É fato a ausência de cidadania em todas as dimensões sociais no Brasil, mas no trânsito isso fica mais explícito. Pessoas de todas as idades e classes sociais, quando não expressam relações de poder, conduzem seus veículos com incivilidade tão recorrente que prevalece o absoluto desprezo diante das mais básicas regras de convivência social. E quando chegam os indicadores de acidentes o grito é uníssono:
“Falta educação no trânsito”.
Mas há muita controvérsia quando tratamos o tema “educação para o trânsito”, a começar da expressão, já superada, pois o trânsito é apenas parte do problema, não uma questão isolada no contexto dos deslocamentos humanos, principalmente. Mais correto trabalhar a “educação para a mobilidade segura”, a partir do desejável processo de preparação teórica e prática do motorista, sob a égide do planejamento urbano e da sua formação escolar clássica, que é onde emerge a cidadania.
O fato é que tradicionalmente o poder público, quando lida com o tema, opta por modelos de intervenção bastante discutíveis do ponto de vista das políticas possíveis.
A diversidade de programas, projetos e campanhas, e a desarticulação destes com áreas e organismos afins, revelam o descaso das autoridades com este grave passivo nacional. Geralmente são a resposta protocolar de governos preguiçosos e ineptos, que investem fortunas em agências de publicidade para que estas pensem por eles, cujas peças publicitárias, por vezes inócuas e contraditórias, apresentadas em mídias diversas, pouco colaboram para reverter o quadro – um misto de ingenuidade e incompetência mesmo!
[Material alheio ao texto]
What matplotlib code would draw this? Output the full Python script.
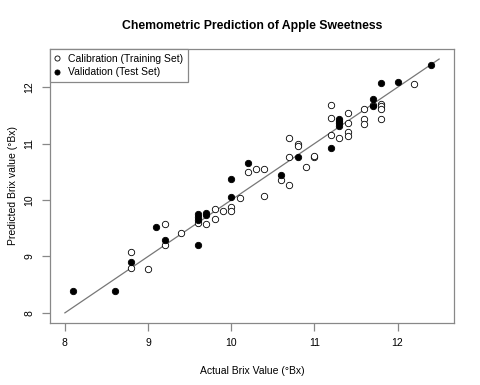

Nesse contexto, o Governo de Goiás inova e sai do trivial inútil ao propor importante iniciativa pedagógica em suas escolas, conforme recomenda o Conselho Nacional de Trânsito (Contran) por meio da Resolução 265/2007 – o “Roteiro de Didática Aplicada/RODA”. Por meio da Secretaria Estadual de Educação (Seduce), em parceria com o Detran-GO, o projeto goiano propõe desenvolver atividades extracurriculares pelo método transversal para toda a rede estadual de ensino, o que envolve o universo de 600 mil alunos e 17 mil professores.
Este projeto é importante porque, uma vez o aluno participando, automaticamente fica dispensado do curso de formação teórica necessário para submeter-se ao exame escrito de legislação de trânsito no processo inaugural de obtenção da CNH. Ou seja, a atividade substitui 45 horas/aula por três anos de aprendizado contínuo (ensino médio) gratuitamente. Quer dizer: além da economia, vem a qualidade no processo de formação do motorista na obtenção de sua primeira habilitação.
No entanto, após implantar o projeto piloto numa escola estadual de Goiânia, estranhamente o mesmo governo interrompeu o processo de sua própria boa obra retomando assim a recorrente política de nada fazer de útil nesta questão.
Segundo apurado, o projeto foi abortado em virtude de limitações financeiras do Detran, que seria o seu financiador – argumento pouco razoável para um órgão que arrecada anualmente cerca de 1 bilhão de reais e irriga dezenas de outros importantes programas governamentais, mas que em quase nada tangem suas nobres e carentes competências.
É o mesmo que formular a boa política pública (coisa rara neste país), lançá-la como algo inovador e moderno, e depois escondê-la por motivos nada convincentes.